╭──
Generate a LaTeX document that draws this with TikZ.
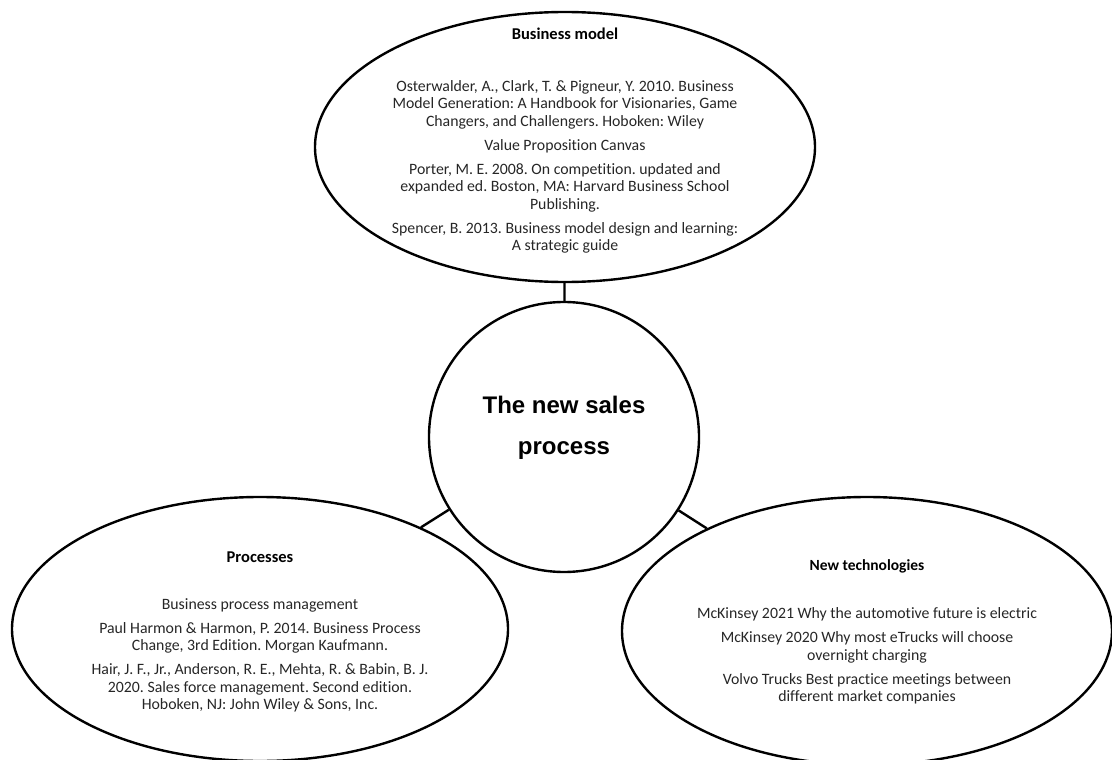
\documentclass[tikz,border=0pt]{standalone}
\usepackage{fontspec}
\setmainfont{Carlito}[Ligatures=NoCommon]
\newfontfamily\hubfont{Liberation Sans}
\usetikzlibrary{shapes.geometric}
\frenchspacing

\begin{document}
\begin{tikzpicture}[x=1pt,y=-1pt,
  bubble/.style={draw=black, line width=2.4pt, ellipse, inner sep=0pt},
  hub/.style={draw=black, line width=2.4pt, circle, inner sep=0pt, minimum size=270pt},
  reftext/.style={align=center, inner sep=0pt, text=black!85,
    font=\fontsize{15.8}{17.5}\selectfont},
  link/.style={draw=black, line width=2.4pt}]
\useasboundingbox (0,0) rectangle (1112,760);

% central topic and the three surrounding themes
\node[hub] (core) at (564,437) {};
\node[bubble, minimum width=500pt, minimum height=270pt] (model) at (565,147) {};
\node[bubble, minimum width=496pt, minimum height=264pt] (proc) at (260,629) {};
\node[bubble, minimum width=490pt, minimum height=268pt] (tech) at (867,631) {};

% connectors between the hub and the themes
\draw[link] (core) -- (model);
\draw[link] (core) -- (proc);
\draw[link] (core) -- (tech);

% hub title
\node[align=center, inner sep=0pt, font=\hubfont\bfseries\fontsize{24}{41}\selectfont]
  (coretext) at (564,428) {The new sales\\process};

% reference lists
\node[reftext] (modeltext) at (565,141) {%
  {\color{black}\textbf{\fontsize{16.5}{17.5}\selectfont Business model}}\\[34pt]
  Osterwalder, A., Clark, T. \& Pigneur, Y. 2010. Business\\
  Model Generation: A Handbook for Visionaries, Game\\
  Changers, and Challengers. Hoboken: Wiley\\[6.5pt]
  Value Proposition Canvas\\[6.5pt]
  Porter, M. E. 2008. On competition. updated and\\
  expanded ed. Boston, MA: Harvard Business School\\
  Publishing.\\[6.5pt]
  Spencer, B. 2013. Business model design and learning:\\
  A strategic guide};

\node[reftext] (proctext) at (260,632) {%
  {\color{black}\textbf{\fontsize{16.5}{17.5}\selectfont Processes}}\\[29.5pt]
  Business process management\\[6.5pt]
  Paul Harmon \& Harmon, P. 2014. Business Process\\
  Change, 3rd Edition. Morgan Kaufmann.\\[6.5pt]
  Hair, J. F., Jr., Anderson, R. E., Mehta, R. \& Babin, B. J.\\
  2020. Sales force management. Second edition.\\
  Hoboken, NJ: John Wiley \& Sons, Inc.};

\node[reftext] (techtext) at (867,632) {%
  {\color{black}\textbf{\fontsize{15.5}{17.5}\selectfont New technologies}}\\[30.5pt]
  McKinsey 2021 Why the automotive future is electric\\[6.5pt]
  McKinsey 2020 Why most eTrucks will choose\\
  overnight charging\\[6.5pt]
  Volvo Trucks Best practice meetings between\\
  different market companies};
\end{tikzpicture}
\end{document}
╰──
Problem details |
Leave out the pictures and print every line of the data exactly.

Exercise response |
Generate a LaTeX document that draws this with TikZ.
\documentclass[tikz,border=0pt]{standalone}
\usepackage{fontspec}
\setmainfont{Carlito}[Ligatures=NoCommon]
\newfontfamily\hubfont{Liberation Sans}
\usetikzlibrary{shapes.geometric}
\frenchspacing

\begin{document}
\begin{tikzpicture}[x=1pt,y=-1pt,
  bubble/.style={draw=black, line width=2.4pt, ellipse, inner sep=0pt},
  hub/.style={draw=black, line width=2.4pt, circle, inner sep=0pt, minimum size=270pt},
  reftext/.style={align=center, inner sep=0pt, text=black!85,
    font=\fontsize{15.8}{17.5}\selectfont},
  link/.style={draw=black, line width=2.4pt}]
\useasboundingbox (0,0) rectangle (1112,760);

% central topic and the three surrounding themes
\node[hub] (core) at (564,437) {};
\node[bubble, minimum width=500pt, minimum height=270pt] (model) at (565,147) {};
\node[bubble, minimum width=496pt, minimum height=264pt] (proc) at (260,629) {};
\node[bubble, minimum width=490pt, minimum height=268pt] (tech) at (867,631) {};

% connectors between the hub and the themes
\draw[link] (core) -- (model);
\draw[link] (core) -- (proc);
\draw[link] (core) -- (tech);

% hub title
\node[align=center, inner sep=0pt, font=\hubfont\bfseries\fontsize{24}{41}\selectfont]
  (coretext) at (564,428) {The new sales\\process};

% reference lists
\node[reftext] (modeltext) at (565,141) {%
  {\color{black}\textbf{\fontsize{16.5}{17.5}\selectfont Business model}}\\[34pt]
  Osterwalder, A., Clark, T. \& Pigneur, Y. 2010. Business\\
  Model Generation: A Handbook for Visionaries, Game\\
  Changers, and Challengers. Hoboken: Wiley\\[6.5pt]
  Value Proposition Canvas\\[6.5pt]
  Porter, M. E. 2008. On competition. updated and\\
  expanded ed. Boston, MA: Harvard Business School\\
  Publishing.\\[6.5pt]
  Spencer, B. 2013. Business model design and learning:\\
  A strategic guide};

\node[reftext] (proctext) at (260,632) {%
  {\color{black}\textbf{\fontsize{16.5}{17.5}\selectfont Processes}}\\[29.5pt]
  Business process management\\[6.5pt]
  Paul Harmon \& Harmon, P. 2014. Business Process\\
  Change, 3rd Edition. Morgan Kaufmann.\\[6.5pt]
  Hair, J. F., Jr., Anderson, R. E., Mehta, R. \& Babin, B. J.\\
  2020. Sales force management. Second edition.\\
  Hoboken, NJ: John Wiley \& Sons, Inc.};

\node[reftext] (techtext) at (867,632) {%
  {\color{black}\textbf{\fontsize{15.5}{17.5}\selectfont New technologies}}\\[30.5pt]
  McKinsey 2021 Why the automotive future is electric\\[6.5pt]
  McKinsey 2020 Why most eTrucks will choose\\
  overnight charging\\[6.5pt]
  Volvo Trucks Best practice meetings between\\
  different market companies};
\end{tikzpicture}
\end{document}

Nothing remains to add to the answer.